Flatbread’s is famous for its delicious, all-natural , wood fired, clay oven baked pizza. The crust is just the right combination of chewy, salty and sweet. The organic ingredients are always locally sourced, making for an eclectic selection of daily specials that when I visited last week included potato (don’t knock it ‘til you’ve tried it), leeks and fancy mushrooms. The salads in Portland are made with local greens sourced from farms in Yarmouth and Durham.
But beyond keeping a consistent food product, fundamental to knowing you’re in a Flatbread’s is the tone and feel of each restaurant, whether you’re in Portland or Portsmouth, North Conway or Martha’s Vineyard. The restaurant has managed to authentically blend its own brand of earthiness and pursuit of peace with the local community. Each has a primitive clay and stone oven. Each displays local art. As they proclaim in the company mission, “we have found the choices we make have a profound effect on creating the Flatbread experience.” Choices like ingredients, staff and locations.
So true. During the summer in Portland it is sublime to enjoy pizza and wine on the sunny deck extending into Portland Harbor at the ferry dock. Last week during dinner we were treated to the departure of an enormous cruise ship, navigating its way through the narrow channel. In the winter guests vie to sit on the sofas near the bar for a relaxed meal. All the while you sit under prayer flags, peruse menus decorated by children’s drawings and consider chemical free food. The place just oozes slow food, local and community – a special elixir for any company.
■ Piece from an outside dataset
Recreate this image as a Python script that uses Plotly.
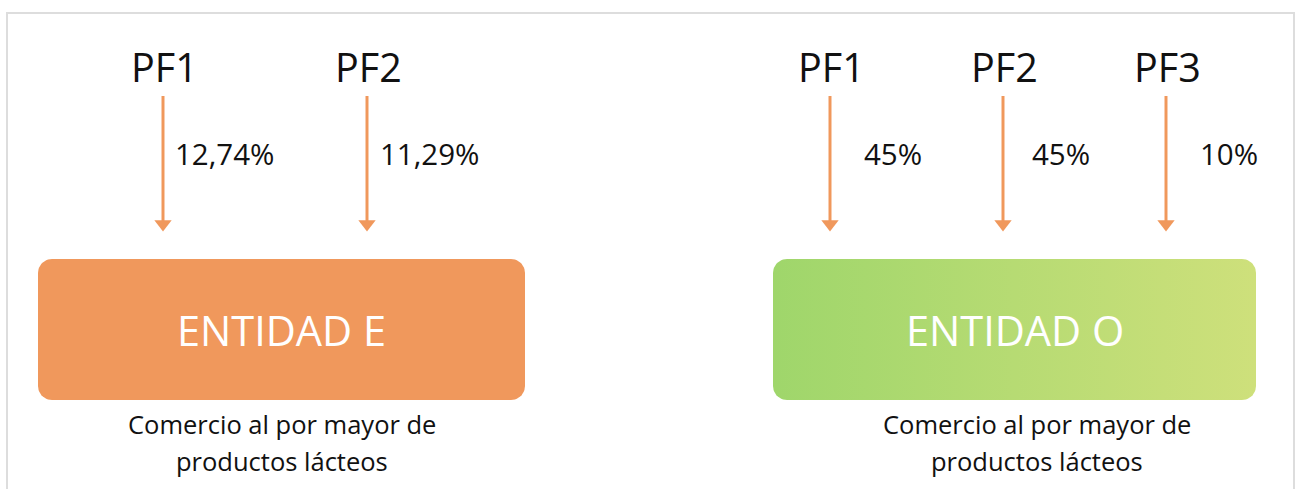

So it may come as no surprise that success – read: growth – threatens the very nature of Flatbreads. How can the Flatbreads mission continue rolling across the country without evolving into a cliché, big-box, industrial institution that is against the very core of the brand? Indeed. The Company has a statement hanging from a flag over the bar in Portland that addresses this head on. It reads:
“Flatbread Company is growing. Are more restaurants bad? Not if we follow our purpose. Groups in nature have a purpose. One hundred apples on a tree. A thousand fish in a school. Ten thousand bees in a colony. One hundred geese flying. Like in nature our purpose is who we are. It gives us direction and makes the many of us One.”
What does that hippy crunchy statement mean? I think it means they will rely on their people, staff and customers. Flatbreads already practices this philosophy. The General Managers are all local, invested in the community and believers in the ultimate mission, cultivating its success. Portland’s Bobby Morgan is a familiar face, always on the scene and always committed to a great shared experience no matter how long the line to get a table. He’s in the trenches, bussing tables, chit chatting with customers and keeping an eye out for what can be better. He supports the community- in fact, the reason I was there on a Tuesday night was to support a benefit for Sexual Assault Response Services of Southern Maine, where a portion of the night’s sales were donated.
For Flatbread’s to pull off an expansion without “selling out” will be the “lead by example” attitude of its own internal community, who will be charged with keeping true to the product, making sure the pizza stays delicious without compromising. That’s the Flatbread’s recipe for authenticity. “Think good thoughts” that they succeed.